**Required work**
Could you copy exactly the lines from the start of the records through the one containing "import pandas as pd", both included, and leave out the pictures?
━━━━━ Entries provided
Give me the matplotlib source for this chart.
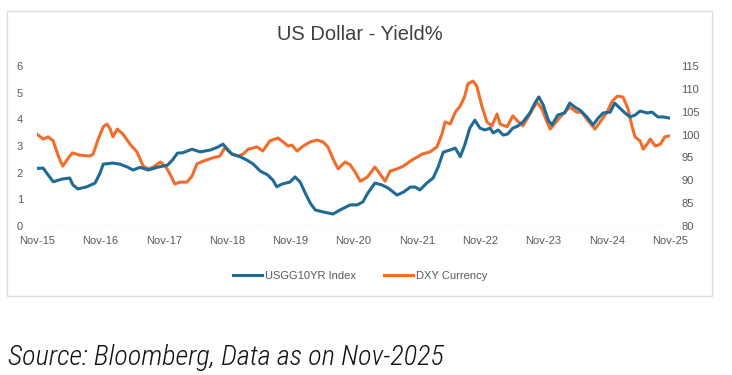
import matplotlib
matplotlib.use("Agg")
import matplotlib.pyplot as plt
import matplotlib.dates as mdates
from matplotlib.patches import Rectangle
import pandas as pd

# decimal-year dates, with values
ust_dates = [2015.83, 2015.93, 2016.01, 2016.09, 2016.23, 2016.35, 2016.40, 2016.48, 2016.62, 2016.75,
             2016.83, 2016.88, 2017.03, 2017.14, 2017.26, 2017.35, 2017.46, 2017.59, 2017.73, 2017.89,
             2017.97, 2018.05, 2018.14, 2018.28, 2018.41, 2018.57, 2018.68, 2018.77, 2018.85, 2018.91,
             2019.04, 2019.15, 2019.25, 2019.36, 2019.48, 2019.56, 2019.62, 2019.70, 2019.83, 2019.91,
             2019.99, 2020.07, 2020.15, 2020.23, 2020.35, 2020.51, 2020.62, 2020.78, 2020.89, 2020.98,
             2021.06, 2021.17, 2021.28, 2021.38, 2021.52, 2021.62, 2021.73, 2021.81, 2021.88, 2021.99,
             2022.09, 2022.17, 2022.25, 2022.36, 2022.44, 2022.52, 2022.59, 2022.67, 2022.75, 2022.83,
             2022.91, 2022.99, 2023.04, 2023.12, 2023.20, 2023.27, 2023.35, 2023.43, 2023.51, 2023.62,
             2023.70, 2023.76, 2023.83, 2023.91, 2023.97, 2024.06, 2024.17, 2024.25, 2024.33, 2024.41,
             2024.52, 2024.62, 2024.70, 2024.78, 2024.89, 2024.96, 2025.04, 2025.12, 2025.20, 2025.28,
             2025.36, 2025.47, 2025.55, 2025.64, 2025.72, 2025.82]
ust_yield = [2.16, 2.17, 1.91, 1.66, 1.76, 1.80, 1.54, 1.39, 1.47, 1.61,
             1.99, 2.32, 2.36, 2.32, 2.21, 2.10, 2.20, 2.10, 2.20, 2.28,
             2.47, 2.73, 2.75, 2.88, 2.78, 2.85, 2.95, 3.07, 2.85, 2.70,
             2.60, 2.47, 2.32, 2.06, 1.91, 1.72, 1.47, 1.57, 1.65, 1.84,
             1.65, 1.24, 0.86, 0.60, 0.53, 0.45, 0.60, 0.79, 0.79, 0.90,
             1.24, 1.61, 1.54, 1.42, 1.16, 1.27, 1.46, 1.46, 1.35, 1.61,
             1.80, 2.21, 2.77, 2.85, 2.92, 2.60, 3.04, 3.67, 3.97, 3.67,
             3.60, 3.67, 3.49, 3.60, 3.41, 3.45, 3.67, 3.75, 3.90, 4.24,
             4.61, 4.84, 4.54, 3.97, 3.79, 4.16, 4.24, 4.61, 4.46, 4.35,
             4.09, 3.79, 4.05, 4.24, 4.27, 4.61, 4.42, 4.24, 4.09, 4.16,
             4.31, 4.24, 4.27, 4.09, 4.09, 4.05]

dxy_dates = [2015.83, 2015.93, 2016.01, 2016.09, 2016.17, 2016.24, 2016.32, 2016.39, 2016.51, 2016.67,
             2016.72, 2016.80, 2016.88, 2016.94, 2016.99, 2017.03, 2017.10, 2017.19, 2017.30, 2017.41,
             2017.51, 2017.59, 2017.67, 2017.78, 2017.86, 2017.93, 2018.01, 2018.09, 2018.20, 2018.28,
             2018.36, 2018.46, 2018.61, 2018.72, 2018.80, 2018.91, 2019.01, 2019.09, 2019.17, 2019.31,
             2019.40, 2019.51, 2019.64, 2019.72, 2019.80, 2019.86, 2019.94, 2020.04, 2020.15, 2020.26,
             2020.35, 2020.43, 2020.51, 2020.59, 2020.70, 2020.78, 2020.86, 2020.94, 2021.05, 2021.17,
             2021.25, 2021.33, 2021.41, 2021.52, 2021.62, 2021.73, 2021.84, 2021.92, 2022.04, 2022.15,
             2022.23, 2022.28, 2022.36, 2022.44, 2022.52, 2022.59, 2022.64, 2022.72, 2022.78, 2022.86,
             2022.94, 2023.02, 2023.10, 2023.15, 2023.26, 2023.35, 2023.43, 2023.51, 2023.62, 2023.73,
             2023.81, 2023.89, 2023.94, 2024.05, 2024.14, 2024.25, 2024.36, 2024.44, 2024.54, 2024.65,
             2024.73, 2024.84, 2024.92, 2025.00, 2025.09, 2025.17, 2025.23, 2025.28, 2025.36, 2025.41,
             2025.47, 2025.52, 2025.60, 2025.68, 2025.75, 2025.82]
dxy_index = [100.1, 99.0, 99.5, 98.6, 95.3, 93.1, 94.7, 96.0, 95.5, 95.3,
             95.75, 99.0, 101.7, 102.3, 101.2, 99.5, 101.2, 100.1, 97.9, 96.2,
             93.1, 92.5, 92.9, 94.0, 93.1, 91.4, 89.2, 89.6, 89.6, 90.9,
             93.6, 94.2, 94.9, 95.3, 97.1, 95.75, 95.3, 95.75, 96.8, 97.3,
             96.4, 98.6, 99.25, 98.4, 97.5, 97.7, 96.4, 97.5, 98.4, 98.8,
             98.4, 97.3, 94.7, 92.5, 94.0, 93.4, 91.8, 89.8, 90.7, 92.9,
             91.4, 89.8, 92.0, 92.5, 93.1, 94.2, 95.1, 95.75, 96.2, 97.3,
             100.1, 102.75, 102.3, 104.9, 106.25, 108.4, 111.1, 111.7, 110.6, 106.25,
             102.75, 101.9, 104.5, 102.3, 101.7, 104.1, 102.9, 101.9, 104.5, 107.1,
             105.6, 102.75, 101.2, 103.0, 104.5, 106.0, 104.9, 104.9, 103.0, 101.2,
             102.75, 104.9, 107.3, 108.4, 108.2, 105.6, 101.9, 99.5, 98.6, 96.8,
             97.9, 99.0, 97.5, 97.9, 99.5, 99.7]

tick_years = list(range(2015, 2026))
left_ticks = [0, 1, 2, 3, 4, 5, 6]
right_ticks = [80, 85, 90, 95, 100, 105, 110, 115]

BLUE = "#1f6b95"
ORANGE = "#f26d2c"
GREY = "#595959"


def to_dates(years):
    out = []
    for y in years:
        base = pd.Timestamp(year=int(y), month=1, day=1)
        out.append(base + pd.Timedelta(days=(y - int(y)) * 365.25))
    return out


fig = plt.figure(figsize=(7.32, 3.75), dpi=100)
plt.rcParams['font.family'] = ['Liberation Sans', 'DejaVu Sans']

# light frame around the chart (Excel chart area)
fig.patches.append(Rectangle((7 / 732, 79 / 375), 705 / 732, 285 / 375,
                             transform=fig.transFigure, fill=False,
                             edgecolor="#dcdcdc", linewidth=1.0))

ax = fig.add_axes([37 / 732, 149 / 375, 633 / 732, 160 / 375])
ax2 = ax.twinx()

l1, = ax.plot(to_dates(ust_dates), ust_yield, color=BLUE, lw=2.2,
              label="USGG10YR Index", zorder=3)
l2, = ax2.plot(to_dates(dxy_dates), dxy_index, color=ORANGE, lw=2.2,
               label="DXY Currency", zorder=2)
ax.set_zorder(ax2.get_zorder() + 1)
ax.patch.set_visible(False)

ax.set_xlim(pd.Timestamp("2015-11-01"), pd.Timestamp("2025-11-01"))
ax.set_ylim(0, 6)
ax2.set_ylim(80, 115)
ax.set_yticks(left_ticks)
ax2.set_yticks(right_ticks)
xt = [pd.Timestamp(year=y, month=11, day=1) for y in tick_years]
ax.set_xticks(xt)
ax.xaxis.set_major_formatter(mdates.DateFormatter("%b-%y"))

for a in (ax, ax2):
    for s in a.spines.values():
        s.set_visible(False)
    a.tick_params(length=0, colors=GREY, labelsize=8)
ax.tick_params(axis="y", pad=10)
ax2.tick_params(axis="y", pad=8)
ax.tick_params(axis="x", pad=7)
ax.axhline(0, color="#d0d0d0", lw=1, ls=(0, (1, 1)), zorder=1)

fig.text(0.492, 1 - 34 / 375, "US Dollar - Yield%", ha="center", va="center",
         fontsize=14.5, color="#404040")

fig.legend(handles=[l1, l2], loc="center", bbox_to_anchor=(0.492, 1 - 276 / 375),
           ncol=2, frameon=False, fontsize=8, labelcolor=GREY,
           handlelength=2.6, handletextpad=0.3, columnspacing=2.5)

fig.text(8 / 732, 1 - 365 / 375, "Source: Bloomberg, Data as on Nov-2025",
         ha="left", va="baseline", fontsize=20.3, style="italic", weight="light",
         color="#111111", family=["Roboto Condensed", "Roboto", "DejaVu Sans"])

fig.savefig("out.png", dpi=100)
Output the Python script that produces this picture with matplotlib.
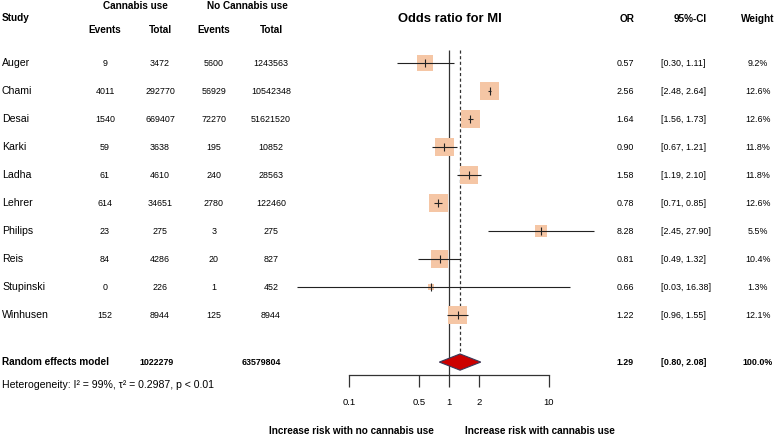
━━━━━━━━━━
**Solution for this task**
Give me the matplotlib source for this chart.
import matplotlib
matplotlib.use("Agg")
import matplotlib.pyplot as plt
import matplotlib.dates as mdates
from matplotlib.patches import Rectangle
import pandas as pd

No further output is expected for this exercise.